In the lead-up to the Games both the Sydney Morning Herald and The Australian ran lengthy profile pieces on Chiller that bordered on encomiums. Now, the Huffington Post has stood to “salute her”. For a pre-Games story about the Australian athletes’ village being robbed, even the normally sober wires service AAP got in on the act, leading an otherwise predictable story about a few items of stolen Australian team kit as follows: “Australian Olympic boss Kitty Chiller crossed paths with brazen Brazilian thieves who stole Zika-protective shirts during a fire evacuation …” Add in a “KAPOW!” and a “BIFF!” and you’ve got yourself a nice little superhero comic strip.
But this was a case of the media talking amongst itself, and working under the shonky premise that Chiller was misunderstood, under-appreciated and the recipient of a raw deal. In actual fact, the harshest critiques of her leadership lay outside the press box.
Far too little discussion has focused on Chiller’s muddled team ideals. She said athletes should stop whingeing about Rio’s water quality while continuing to do so herself when it came to virtually everything else about the place; she said she’d “fight to the death” for members of the Australian team, just not the ones about whom she wrote 16-page letters of complaint; she claimed Kyrgios didn’t respect what it meant to be an Australian Olympian and a member of a team, but Chiller’s own Olympic experience in 2000 finished when she locked herself in her bedroom at the athletes’ village after her event.
If all of this accurately represents the organisational mantras of the AOC, it’s little wonder that so many of their pronouncements are met with cynicism and snark.

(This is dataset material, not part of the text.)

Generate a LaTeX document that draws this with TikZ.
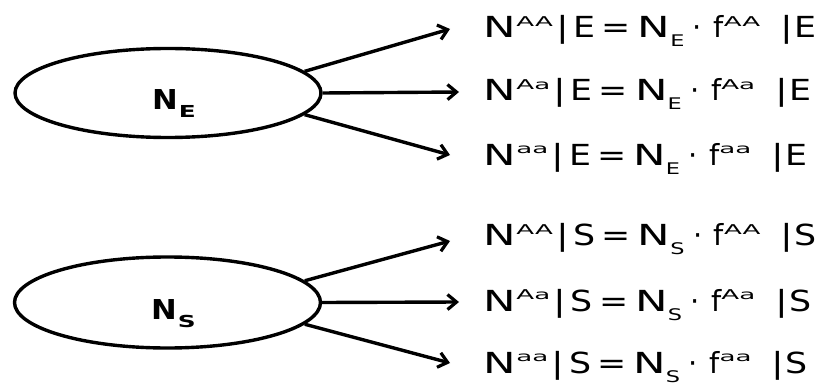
\documentclass[tikz,border=0pt]{standalone}
\usepackage{fontspec}
\setmainfont{DejaVu Sans}
\usetikzlibrary{shapes.geometric,arrows.meta}

% widened glyphs of the running text
\newcommand\wide[2]{\scalebox{#1}[1]{#2}}
% superscript genotype, flattened and wide, top at cap height
\newcommand\upidx[1]{\raisebox{11.4pt}{\scalebox{1.45}[0.75]{\fontsize{18}{18}\selectfont #1}}}
% subscript population letter
\newcommand\dnidx[1]{\raisebox{-9pt}{\scalebox{1.4}[1]{\fontsize{16}{16}\selectfont #1}}}
% one line of the split  N^g | X = N_X . f^g | X
\newcommand\splitline[2]{%
  \wide{1.5}{N}\upidx{#1}\hspace*{3.5pt}\wide{1.3}{|}\hspace*{4.5pt}\wide{1.2}{#2}%
  \hspace*{6pt}\wide{1.2}{=}\hspace*{7pt}\wide{1.5}{N}\dnidx{#2}%
  \hspace*{8.5pt}\textperiodcentered\hspace*{11.5pt}f\upidx{#1}%
  \hspace*{20pt}\wide{1.3}{|}\hspace*{1.5pt}\wide{1.2}{#2}}
% bold label inside a population ellipse
\newcommand\poplabel[1]{\smash{\raisebox{-17pt}{\hspace*{12pt}\scalebox{1.12}[1]{N}\hspace*{1pt}%
  \raisebox{-8pt}{\scalebox{1.5}[1]{\fontsize{16.5}{16.5}\selectfont #1}}}}}

\tikzset{
  pop/.style={draw, ellipse, line width=3.4pt, minimum width=306pt, minimum height=89pt, inner sep=0pt,
              font=\fontsize{27.4}{27.4}\selectfont\bfseries},
  flow/.style={line width=3.4pt, -{Straight Barb[length=9pt,width=15pt,line width=3.2pt]}},
  eqn/.style={anchor=base west, inner sep=0pt, font=\fontsize{29}{29}\selectfont}
}

\begin{document}
\begin{tikzpicture}[x=1pt,y=-1pt]
  \useasboundingbox (0,0) rectangle (819,385);

  % population E
  \node[pop] (E) at (168,93) {\poplabel{E}};
  \coordinate (e1) at (450,29);
  \coordinate (e2) at (459,92);
  \coordinate (e3) at (450,155);
  \node[eqn] (tE1) at (483.7,37.5) {\splitline{AA}{E}};
  \node[eqn] (tE2) at (483.7,101) {\splitline{Aa}{E}};
  \node[eqn] (tE3) at (483.7,165) {\splitline{aa}{E}};
  \draw[flow] (E.9) -- (e1);
  \draw[flow] (E.east) -- (e2);
  \draw[flow] (E.-9) -- (e3);

  % population S
  \node[pop, minimum height=91pt] (S) at (167.5,302.5) {\poplabel{S}};
  \coordinate (s1) at (450,241);
  \coordinate (s2) at (459,302);
  \coordinate (s3) at (450,363);
  \node[eqn] (tS1) at (483.7,245.5) {\splitline{AA}{S}};
  \node[eqn] (tS2) at (483.7,311) {\splitline{Aa}{S}};
  \node[eqn] (tS3) at (483.7,373) {\splitline{aa}{S}};
  \draw[flow] (S.9) -- (s1);
  \draw[flow] (S.east) -- (s2);
  \draw[flow] (S.-9) -- (s3);
\end{tikzpicture}
\end{document}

Yet Chiller and the influential boosters who’ve enabled her are now faced with a dilemma as the Games end; Australia’s athletes both underperformed and, by the censorious standards imposed upon them, misbehaved. Both failings expose their brash leader’s pious pre-Games bloviating for precisely what it was. Chiller confronts perhaps the harshest reality of all: even if she had presided over a medal bonanza, Australians don’t hold ticker-tape parades for administrators.